For whenever some high thought comes to us, and we put it away; whenever some nobler conception of duty and life is revealed to us, and we are unfaithful to it; whenever between two courses of action we choose the baser, and turn away from the nobler, then we are doing what the traitor did when he took the sop. And whenever any of us are brought in contact once more with the message of salvation in Jesus Christ, and dismiss it lightly, or yield to it partially, or forget it when we go out again into the world, then I know not whether of the two is the more guilty, the man who did not know what he was doing when he betrayed the Christ, or the man who, by neglecting His message from heaven, "crucifies the Son of God afresh, and puts Him to an open shame."

But turn, before I close, to the other thought that lies here. We have seen that in Judas there is an eminent instance of the strange and wicked steeling of the will against the love of God. Mark the consequences of that steeling—" Satan entered into him." Why? Because he had not let Christ enter into him. Shutting the door against the love of Christ opens the door for the devil. Where Christ is not, Satan is, and "brings seven other spirits, and they enter in and dwell there, and the last of that man is worse than the first." Every appeal to the conscience that is put aside makes the next appeal less likely to succeed. You fire a shell against an earthwork; that brings down the face of the earthwork and makes debris which guards the core of it against the next shell. A man may be so casehardened by his own resistance as that conscience cannot drive its lance through the tenacious surface. Every base choice makes subsequent noble choices less likely. Every time that a man is brought into contact with Jesus Christ, and fails to yield full obedience and trust, that man is less likely ever to yield. Something the giving of the sop did. If it did not melt, it hardened. There is no ice so tough, so slippery, as ice which is melted on the surface by the few hours of the winter sun, and then locked again in the bonds of the frost when night falls. Half-melted hearts frozen again are frozen harder than ever.
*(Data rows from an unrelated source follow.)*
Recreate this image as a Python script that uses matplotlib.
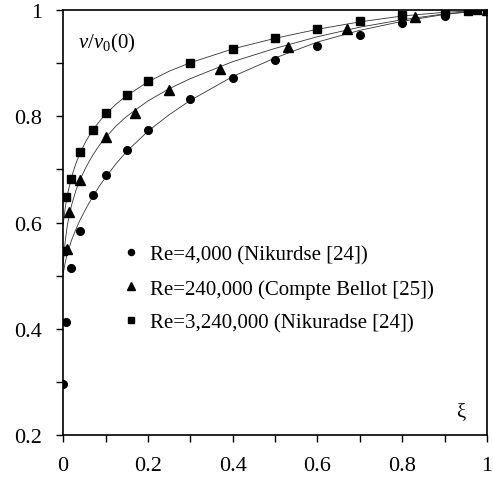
import matplotlib
matplotlib.use("Agg")
import matplotlib.pyplot as plt
from matplotlib.ticker import MultipleLocator, FormatStrFormatter

plt.rcParams["font.family"] = ["Liberation Serif", "DejaVu Serif"]
plt.rcParams["mathtext.fontset"] = "custom"
plt.rcParams["mathtext.rm"] = "Liberation Serif"
plt.rcParams["mathtext.it"] = "Liberation Serif:italic"

# measured profiles
circ_xi = [0, 0.007, 0.018, 0.04, 0.07, 0.1, 0.15, 0.2, 0.3, 0.4, 0.5, 0.6, 0.7, 0.8, 0.9, 0.955]
circ_v = [0.297, 0.412, 0.514, 0.584, 0.652, 0.690, 0.737, 0.774, 0.832, 0.873,
          0.906, 0.933, 0.954, 0.975, 0.989, 0.998]

tri_xi = [0.009, 0.015, 0.04, 0.1, 0.17, 0.25, 0.37, 0.53, 0.67, 0.83, 1.0]
tri_v = [0.550, 0.620, 0.680, 0.761, 0.807, 0.850, 0.889, 0.931, 0.965, 0.988, 1.0]

sq_xi = [0, 0.008, 0.018, 0.04, 0.07, 0.1, 0.15, 0.2, 0.3, 0.4, 0.5, 0.6, 0.7, 0.8,
         0.9, 0.955, 0.977, 1.0]
sq_v = [0.547, 0.649, 0.683, 0.733, 0.774, 0.806, 0.840, 0.866, 0.901, 0.927,
        0.948, 0.964, 0.979, 0.991, 0.997, 0.999, 1.0, 1.0]

# model curves
fit_xi = [0, 0.005, 0.01, 0.02, 0.03, 0.04, 0.055, 0.07, 0.085, 0.1, 0.125, 0.15,
          0.2, 0.25, 0.3, 0.4, 0.5, 0.6, 0.7, 0.8, 0.9, 1.0]
fit_circ = [0.503, 0.525, 0.542, 0.567, 0.587, 0.605, 0.628, 0.649, 0.668, 0.685, 0.711,
            0.734, 0.772, 0.803, 0.830, 0.875, 0.910, 0.940, 0.962, 0.979, 0.992, 1.0]
fit_tri = [0.520, 0.565, 0.595, 0.633, 0.660, 0.681, 0.706, 0.727, 0.745, 0.760, 0.782,
           0.800, 0.829, 0.852, 0.871, 0.903, 0.928, 0.950, 0.968, 0.982, 0.993, 1.0]
fit_sq = [0.595, 0.628, 0.652, 0.686, 0.711, 0.731, 0.755, 0.774, 0.790, 0.804, 0.823,
          0.839, 0.865, 0.885, 0.901, 0.927, 0.947, 0.964, 0.978, 0.989, 0.996, 1.0]

labels = ["Re=4,000 (Nikurdse [24])",
          "Re=240,000 (Compte Bellot [25])",
          "Re=3,240,000 (Nikuradse [24])"]

fig = plt.figure(figsize=(4.93, 4.85), dpi=100)
ax = fig.add_axes([0.128, 0.101, 0.860, 0.876])

for fit in (fit_circ, fit_tri, fit_sq):
    ax.plot(fit_xi, fit, color="#333333", lw=0.6, zorder=2)

h1, = ax.plot(circ_xi, circ_v, "o", color="black", ms=5.5, ls="none", zorder=3)
h2, = ax.plot(tri_xi, tri_v, "^", color="black", ms=7, ls="none", zorder=3)
h3, = ax.plot(sq_xi, sq_v, "s", color="black", ms=5.5, ls="none", zorder=3)

ax.set_xlim(0, 1)
ax.set_ylim(0.2, 1)
ax.xaxis.set_major_locator(MultipleLocator(0.2))
ax.xaxis.set_minor_locator(MultipleLocator(0.1))
ax.yaxis.set_major_locator(MultipleLocator(0.2))
ax.yaxis.set_minor_locator(MultipleLocator(0.1))
ax.xaxis.set_major_formatter(FormatStrFormatter("%g"))
ax.yaxis.set_major_formatter(FormatStrFormatter("%g"))
ax.tick_params(which="both", direction="out", length=5, width=1, top=False, right=False)
ax.tick_params(which="major", labelsize=16, pad=10)
for s in ax.spines.values():
    s.set_linewidth(1.2)

ax.text(0.036, 0.925, r"$v/v_0(0)$", transform=ax.transAxes, fontsize=15,
        ha="left", va="center")
ax.text(0.939, 0.055, "ξ", transform=ax.transAxes, fontsize=15,
        ha="center", va="center")

ax.legend([h1, h2, h3], labels, loc="center left", bbox_to_anchor=(0.11, 0.344),
          frameon=False, fontsize=15, handlelength=1.0, handletextpad=0.45,
          labelspacing=0.69, borderpad=0, markerscale=0.8)

fig.savefig("out.png", dpi=100)
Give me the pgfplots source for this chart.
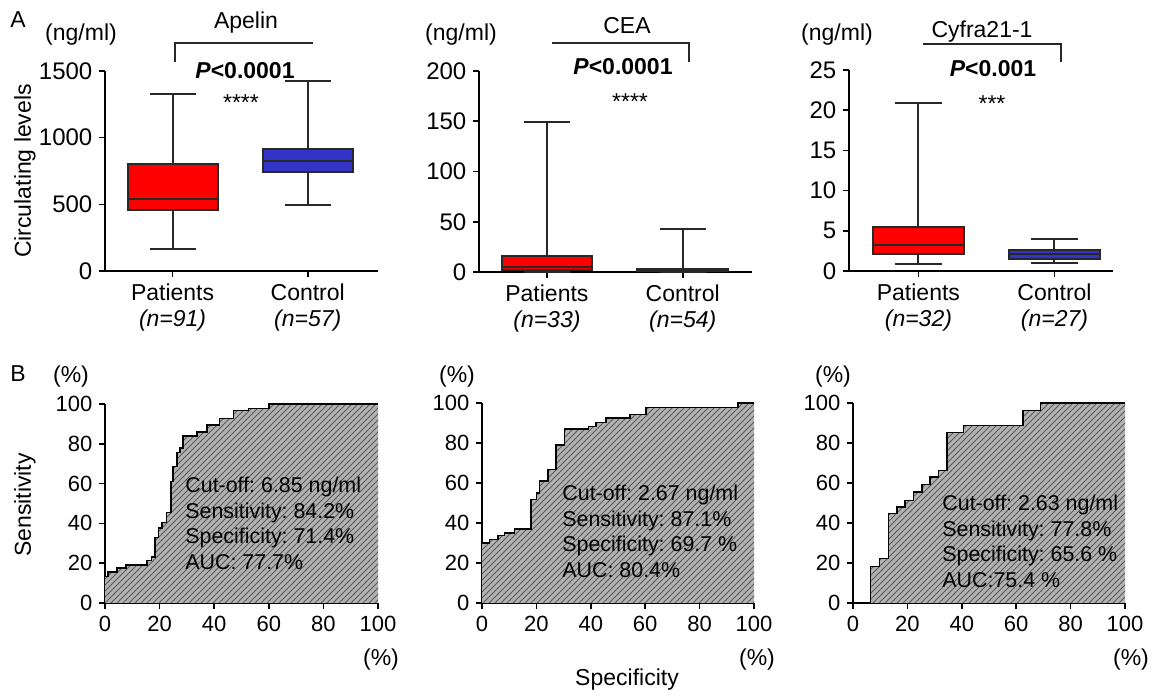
\documentclass[border=0pt]{standalone}
\usepackage{fontspec}
\setmainfont{Liberation Sans}
\usepackage{pgfplots}
\pgfplotsset{compat=1.18}
\usepackage{pgfplotstable}
\usetikzlibrary{patterns}
\definecolor{boxred}{RGB}{255,0,0}
\definecolor{boxblue}{RGB}{51,51,200}
\definecolor{edge}{RGB}{40,40,40}
\newcommand{\fA}{\fontsize{12}{14}\selectfont}
\newcommand{\fB}{\fontsize{11.5}{13}\selectfont}
\newcommand{\fC}{\fontsize{10.7}{12.75}\selectfont}
\newcommand{\fR}{\fontsize{11}{13}\selectfont}
\frenchspacing

\pgfplotstableread{
x y
0 13.4
1.2 15.6
4.3 17.6
7.7 19.2
15.3 21.4
17.1 23
18.3 33
19.6 37.6
20.8 40.5
22.6 45.5
24.1 61
25 68.6
26.3 75.6
27.5 77.8
28.5 84
33.6 86
37.3 89.5
42 92.8
47 96.7
52.6 97.8
60 100
100 100
}\rocA
\pgfplotstableread{
x y
0 30
2.8 31.7
5.9 33.7
8.3 35
12 37
18.1 51.7
20 55
21.2 61
24.3 66.7
27.3 79
30.4 87
39.2 88.3
42 90.3
45.5 92.5
54.5 94.2
60.4 97.8
94.1 100
100 100
}\rocB
\pgfplotstableread{
x y
0 0
6.4 18.3
9.8 22.2
13.1 44.7
16.1 48
19.2 51.3
22.2 55.5
25.3 59.3
28.4 63
31.4 66.3
34.5 85.2
40.6 88.8
62.6 96.3
69 100
100 100
}\rocC

\pgfplotsset{
  common/.style={
    scale only axis, axis lines=left,
    axis line style={-, line width=0.8pt, black},
    tick style={black, line width=0.8pt},
    tick align=outside, major tick length=2.8pt,
    enlargelimits=false, clip=false,
    /pgf/number format/assume math mode=true,
    /pgf/number format/1000 sep={},
    anchor=south west,
  },
  boxax/.style={common, xtick={1,2},
    xticklabel style={align=center, font=\fB},
    yticklabel style={font=\fA},
  },
  rocax/.style={common, xmin=0, xmax=100, ymin=0, ymax=100,
    xtick={0,20,...,100}, ytick={0,20,...,100},
    tick label style={font=\fR},
  },
  rocfill/.style={const plot, draw=none, fill=gray!60,
    postaction={pattern=north east lines, pattern color=black!65}},
  rocline/.style={const plot, black, line width=0.8pt},
  bx/.style={draw=edge, line width=1pt, solid, mark=none},
}

% one box: position, lower whisker, lower quartile, median, upper quartile, upper whisker, colour
\newcommand{\mybox}[7]{%
  \pgfmathsetmacro\bL{#1-0.3335}\pgfmathsetmacro\bR{#1+0.3335}%
  \pgfmathsetmacro\cL{#1-0.17}\pgfmathsetmacro\cR{#1+0.17}%
  \addplot[bx] coordinates {(#1,#5) (#1,#6)};
  \addplot[bx] coordinates {(\cL,#6) (\cR,#6)};
  \addplot[bx] coordinates {(#1,#2) (#1,#3)};
  \addplot[bx] coordinates {(\cL,#2) (\cR,#2)};
  \addplot[bx, fill=#7] coordinates {(\bL,#3) (\bR,#3) (\bR,#5) (\bL,#5)} -- cycle;
  \addplot[bx, line width=1.1pt] coordinates {(\bL,#4) (\bR,#4)};
}

\begin{document}
\begin{tikzpicture}
\path[use as bounding box] (0,0) rectangle (578pt,348pt);

% ---------- Panel A: Apelin ----------
\begin{axis}[boxax, at={(52.5pt,212.5pt)}, width=136.5pt, height=100pt,
  xmin=0.5, xmax=2.52, ymin=0, ymax=1500, ytick={0,500,1000,1500},
  xticklabels={{Patients\\\textit{(n=91)}},{Control\\\textit{(n=57)}}}]
\mybox{1}{165}{457}{540}{803}{1328}{boxred}
\mybox{2}{495}{742}{825}{915}{1425}{boxblue}
\end{axis}

% ---------- Panel A: CEA ----------
\begin{axis}[boxax, at={(239.5pt,212pt)}, width=136.5pt, height=100.5pt,
  xmin=0.5, xmax=2.51, ymin=0, ymax=200, ytick={0,50,100,150,200},
  xticklabels={{Patients\\\textit{(n=33)}},{Control\\\textit{(n=54)}}}]
\mybox{1}{0}{1.5}{5}{16}{149}{boxred}
\mybox{2}{0.2}{0.5}{1.2}{2.5}{43}{boxblue}
\end{axis}

% ---------- Panel A: Cyfra21-1 ----------
\begin{axis}[boxax, at={(424.5pt,212.5pt)}, width=132pt, height=100.5pt,
  xmin=0.49, xmax=2.43, ymin=0, ymax=25, ytick={0,5,10,15,20,25},
  xticklabels={{Patients\\\textit{(n=32)}},{Control\\\textit{(n=27)}}}]
\mybox{1}{0.85}{2.1}{3.2}{5.5}{20.9}{boxred}
\mybox{2}{0.95}{1.5}{2.1}{2.6}{4.0}{boxblue}
\end{axis}

% ---------- Panel B: ROC curves ----------
\begin{axis}[rocax, at={(52.5pt,46.5pt)}, width=136.5pt, height=99.5pt]
\addplot[rocfill] table[x=x,y=y]{\rocA} \closedcycle;
\addplot[rocline] table[x=x,y=y]{\rocA};
\end{axis}

\begin{axis}[rocax, at={(241pt,46.5pt)}, width=136pt, height=100pt]
\addplot[rocfill] table[x=x,y=y]{\rocB} \closedcycle;
\addplot[rocline] table[x=x,y=y]{\rocB};
\end{axis}

\begin{axis}[rocax, at={(426.5pt,46.5pt)}, width=136pt, height=100pt]
\addplot[rocfill] table[x=x,y=y]{\rocC} \closedcycle;
\addplot[rocline] table[x=x,y=y]{\rocC};
\end{axis}

% ---------- annotations (pixel coordinates) ----------
\begin{scope}[yshift=348pt, x=0.5pt, y=-0.5pt]
  \node[font=\fB] at (18,20) {A};
  \node[font=\fB] at (18,374) {B};
  % Apelin
  \node[font=\fB] at (81,35) {(ng/ml)};
  \node[font=\fB] at (246,23) {Apelin};
  \draw[line width=0.6pt, edge] (175,62) -- (175,43) -- (313,43);
  \node[font=\fontsize{11.5}{13}\selectfont\bfseries] at (245,71) {\textit{P}<0.0001};
  \node[font=\fB, anchor=base] at (241,111) {****};
  \node[font=\fB, rotate=90] at (25,171) {Circulating levels};
  % CEA
  \node[font=\fB] at (461,35) {(ng/ml)};
  \node[font=\fB] at (627,26) {CEA};
  \draw[line width=0.6pt, edge] (552,43) -- (689,43) -- (689,62);
  \node[font=\fontsize{11.5}{13}\selectfont\bfseries] at (623,67) {\textit{P}<0.0001};
  \node[font=\fB, anchor=base] at (630,110) {****};
  % Cyfra
  \node[font=\fB] at (837,35) {(ng/ml)};
  \node[font=\fB] at (982,32) {Cyfra21-1};
  \draw[line width=0.6pt, edge] (923,44) -- (1061,44) -- (1061,62);
  \node[font=\fontsize{11.5}{13}\selectfont\bfseries] at (993,69) {\textit{P}<0.001};
  \node[font=\fB, anchor=base] at (992,112) {***};
  % ROC labels
  \node[font=\fB] at (71,377) {(\%)};
  \node[font=\fB] at (457,377) {(\%)};
  \node[font=\fB] at (833,377) {(\%)};
  \node[font=\fB] at (381,660) {(\%)};
  \node[font=\fB] at (757,660) {(\%)};
  \node[font=\fB] at (1131,660) {(\%)};
  \node[font=\fB, rotate=90] at (25,505) {Sensitivity};
  \node[font=\fB] at (627,680) {Specificity};
  \node[font=\fC, align=left, anchor=north west, inner sep=0pt] at (185,477)
    {Cut-off: 6.85 ng/ml\\Sensitivity: 84.2\%\\Specificity: 71.4\%\\AUC: 77.7\%};
  \node[font=\fC, align=left, anchor=north west, inner sep=0pt] at (562,485)
    {Cut-off: 2.67 ng/ml\\Sensitivity: 87.1\%\\Specificity: 69.7 \%\\AUC: 80.4\%};
  \node[font=\fC, align=left, anchor=north west, inner sep=0pt] at (942,495)
    {Cut-off: 2.63 ng/ml\\Sensitivity: 77.8\%\\Specificity: 65.6 \%\\AUC:75.4 \%};
\end{scope}
\end{tikzpicture}
\end{document}
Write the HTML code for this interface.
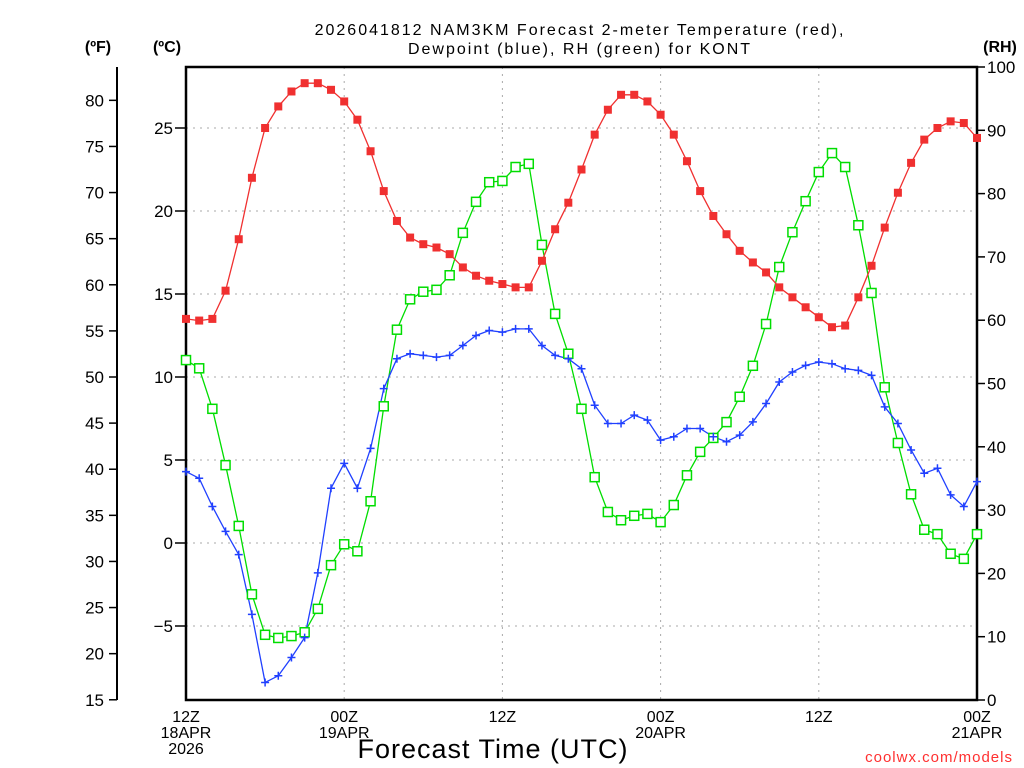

We are accustomed to think of Judas as almost outside the pale of sympathy. Dante puts him alone in hell, shunned and loathed even there. But he was no monster, and he became what he was, and did what he did, by yielding to ordinary temptations and ordinary motives. What his motives may have been is a problem. He was with Jesus Christ, and he was not made better thereby; therefore he was made worse. He companied with the Teacher and Lover of souls; and he did not learn the teaching or accept the love, and therefore he hated Him that gave them both. As for his guilt, it is in better hands than ours. As for his fate, we had better imitate the reticence of the Apostle who said: "He went to his own place," the place that he was fit for, wherever that was. As for his growth in sin, let us remember that he reached the goal by a path that we may all take, and that it culminated when he did what we may all do, accepted the token of Christ's love, and rejected the love that gave the token. Therefore, "Satan entered into him." "And having received the sop, he went out, and it was night"; himself carrying a blacker night in his black heart. May we learn the lesson, and accept the love, so that we may be not of the night, or of darkness, but the children of light, and of the day!